2018 Febbre a 40

Il finale mesto e torvo di questo 2017, avaro come pochi di novità positive per il mondo intero, suggerisce alcune riflessioni intorno alla politichetta nostrana. Niente di eclatante, come si può immaginare, ma vale la pena tornare su alcuni argomenti chiave.
Una discussione virtuale (i socialnetwork a qualcosa servono, dopotutto) mi ha aiutato a dar forma ad un tarlo che da tempo si aggirava nella mia testa: il concetto di “casa” in politica. Un amico mi esternava i propri dubbi sul fatto che il famoso 40% di votanti “sì” al famigerato referendum del 4 dicembre 2016 sulle riforme costituzionali si ricompatterebbe sic et simpliciter intorno a un solo partito. Sostiene il mio amico che quella percentuale di elettori finirebbe invece per dividersi, alla prova di marzo 2018, tornando “ciascuno al proprio ovile”.

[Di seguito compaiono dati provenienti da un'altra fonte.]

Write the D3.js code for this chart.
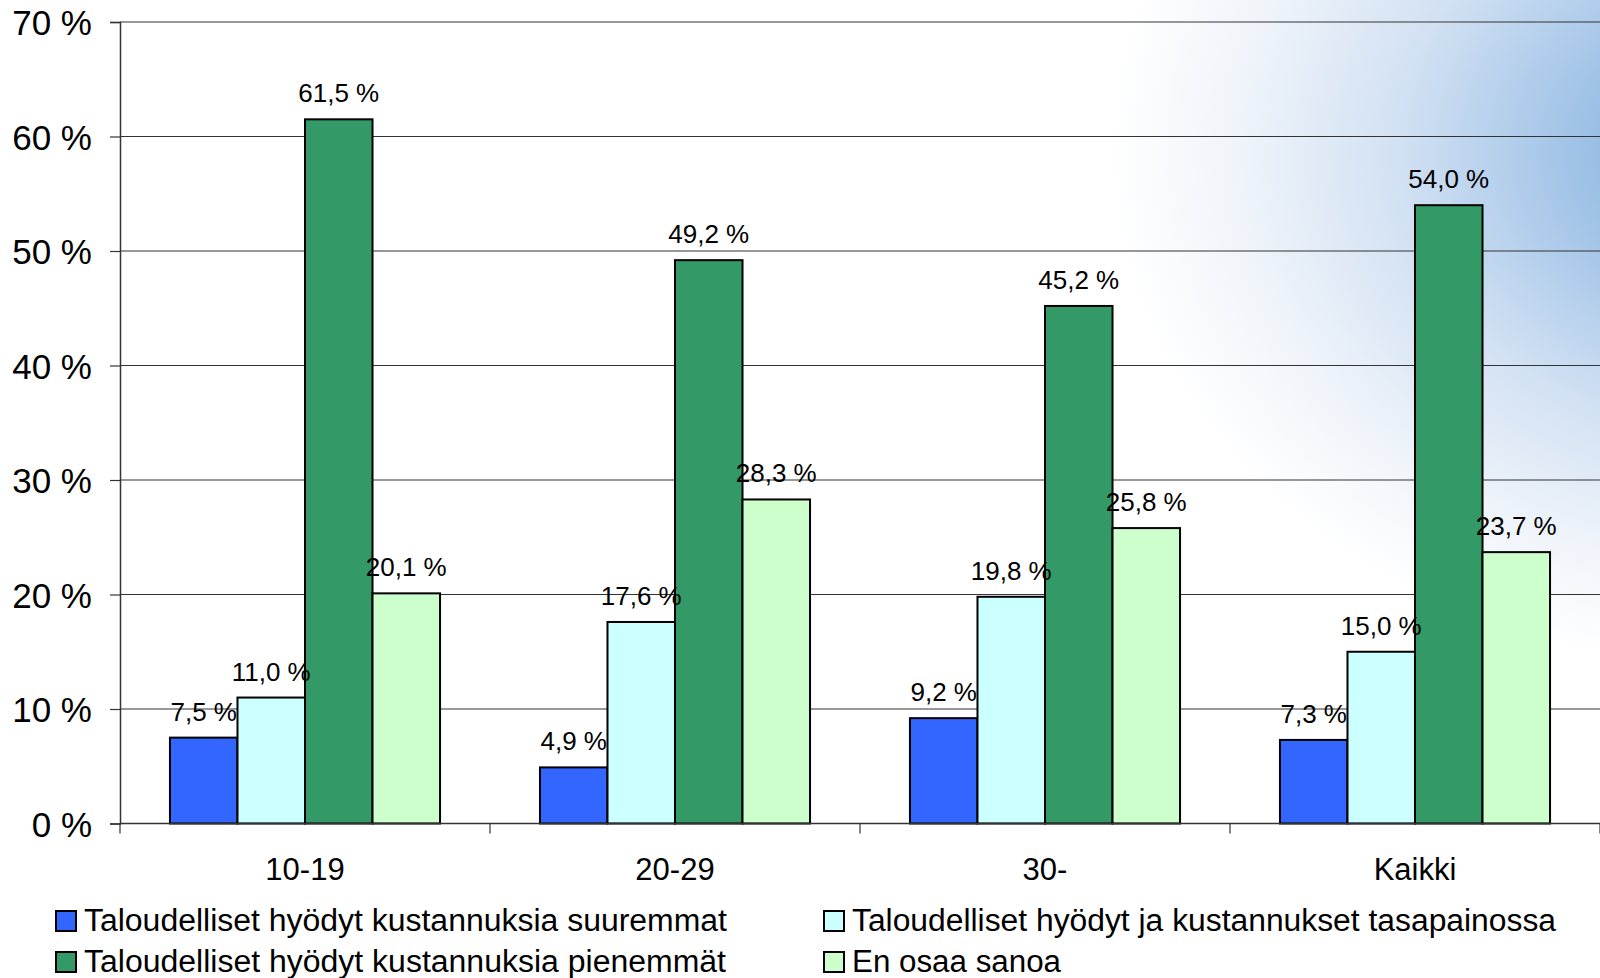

Ecco, è proprio questo il punto.
Di quali “ovili” politici, intesi come contenitori attivi di gente che la pensa allo stesso modo sui temi che interessano realmente oggi la gente dispone oggi l’elettore italiano?
Certamente il Movimento a cinque stelle è un ovile. Lo è di tutte le tendenze che personalmente ritengo più deleterie in una società civile, ma lo è.
In misura minore, lo è anche la Lega, che raccoglie e interpreta pulsioni elementari, legate al fenomeno sociale più importante degli ultimi anni in Italia, cioè il flusso di immigrazione.
Un altro ovile, del quale non si riescono a indovinare ancora contorni e superficie, è la riserva che ospita le innumerevoli nuances della sinistra radicale. Un ovile prettamente ideale, che stenta, per natura storica, a farsi casa comune, edificio nel quale ritrovarsi senza litigare per più di un paio di giorni.
Il resto, a ben vedere, è un’area piuttosto vasta, sulla quale sventolano la bandiera progressista del Pd e quella, ideologicamente indecifrabile, che porta ancora il sigillo personale di Silvio Berlusconi.
Tornando al dubbio, di cruciale importanza, sulle scelte future del 40% già dimostratosi favorevole al cambiamento concreto, eterna araba fenice del nostro paese, la domanda da porsi è: a chi può dare fiducia, nel 2018, l’elettore che ha confidato nell’innovazione proposta dal referendum del 4 dicembre 2016?
La risposta a questa domanda contiene lo scenario potenziale della nuova legislatura.
Il Pd sta affrontando la situazione in condizioni purtroppo non adeguate al compito improbo che a lui spetta, come baluardo storico del centrosinistra. Ma le sue difficoltà sono, a mio parere, costituite non dai contenuti ma soprattutto dall’obsolescenza del contenitore. Il quale è costantemente, scientificamente demolito da detrattori di tutti gli orientamenti, che si divertono ogni giorno come cecchini sui tetti di Sarajevo, riuscendo a fare della sparatoria continua la principale forza aggregativa. La soluzione (definita tardiva ormai da anni) è, a mio giudizio, solo una: sottrarre il bersaglio ai cecchini e attaccare, forti di contenuti chiari e ben condivisi, posizionati in un contenitore adeguato ai tempi e liberato da zavorre perniciose.
Per essere espliciti, io penso semplicemente che in questo momento, in Italia, il Pd perderebbe qualunque elezione. E non per particolari demeriti, ma perché SI CHIAMA PD. Pertanto, allo scopo prettamente utilitaristico di non avviare il Paese al disastro costituito dalla vittoria di una (a scelta) delle altre aree politiche, ritengo che qualcosa di eclatante, dal punto di vista della percezione che il corpo elettorale ha della politica in generale, vada assolutamente fatto. E’ probabile che sia già tardi ma non è detto, e comunque è l’ultima spiaggia. Dal punto di vista strettamente politico credo che questo partito esista già, la sua piattaforma è costituita da quello che oggi è il Pd renziano, il quale può davvero raccogliere gran parte dei voti di quelli che hanno votato SI’ al referendum del 4 dicembre. Voti che, a mio parere, appartengono all’area di centrosinistra riformista ma anche a un bacino di ex elettori di Berlusconi, stanchi del cavaliere e di ciò che ha dimostrato finora. Dunque un’area piuttosto vasta, che potrebbe anche recuperare una fetta di astensionisti, gente che ha senso di responsabilità, che non è razzista, fascista o veterocomunista e che si rende conto del pericolo incombente che si chiama populismo. Una formazione senza complessi e senza preclusioni ideologiche, capace di farsi non solo ovile ma porto sicuro e laboratorio dinamico, casa di chi ritenga le riforme democratiche l’unica strada italiana ed europea verso un futuro che non si presenta né agevole né tranquillo.